US 11,676,008 B2
	Parameter-efficient multi-task and transfer learning
Mark Sandler, Mountain View, CA (US); Andrey Zhmoginov, Mountain View, CA (US); Andrew Gerald Howard, Culver City, CA (US); and Pramod Kaushik Mudrakarta, Chicago, IL (US)
Assigned to GOOGLE LLC, Mountain View, CA (US)
Filed by Google LLC, Mountain View, CA (US)
Filed on Sep. 20, 2019, as Appl. No. 16/577,698.
Claims priority of provisional application 62/737,763, filed on Sep. 27, 2018.
Prior Publication US 2020/0104706 A1, Apr. 2, 2020
Int. Cl. G10L 15/16 (2006.01); G06N 3/08 (2023.01); G06N 3/045 (2023.01)

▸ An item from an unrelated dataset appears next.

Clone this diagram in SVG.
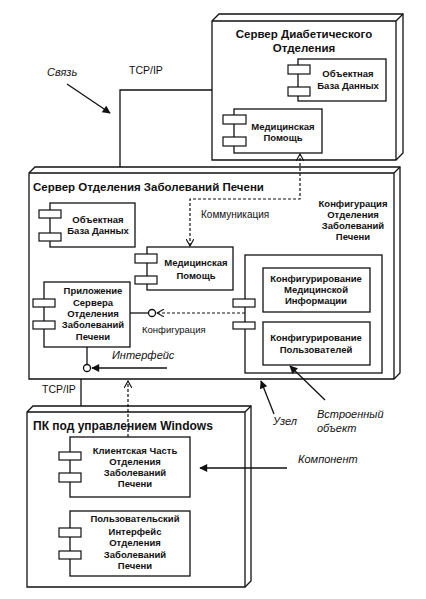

CPC G06N 3/08 (2013.01) [G06N 3/045 (2023.01); G10L 15/16 (2013.01)]

26 Claims

1. A computer-implemented method, the method comprising:

obtaining, by one or more computing devices, a machine-learned model that has been previously trained on a first training dataset to perform a first task, the machine-learned model including a first set of learnable parameters;

modifying, by the one or more computing devices, the machine-learned model to include a model patch, the model patch including a second set of learnable parameters, wherein the machine-learned model comprises a plurality of layers, and at least some the second set of learnable parameters included in the model patch comprise one or both of scale and bias parameters for one or more layers of the plurality of layers; and

after modifying the machine-learned model to include the model patch, training, by the one or more computing devices, the machine-learned model on a second training dataset to perform a second task that is different from the first task, wherein training, by the one or more computing devices, the machine-learned model on the second training dataset to perform the second task comprises learning new values for the second set of learnable parameters included in the model patch.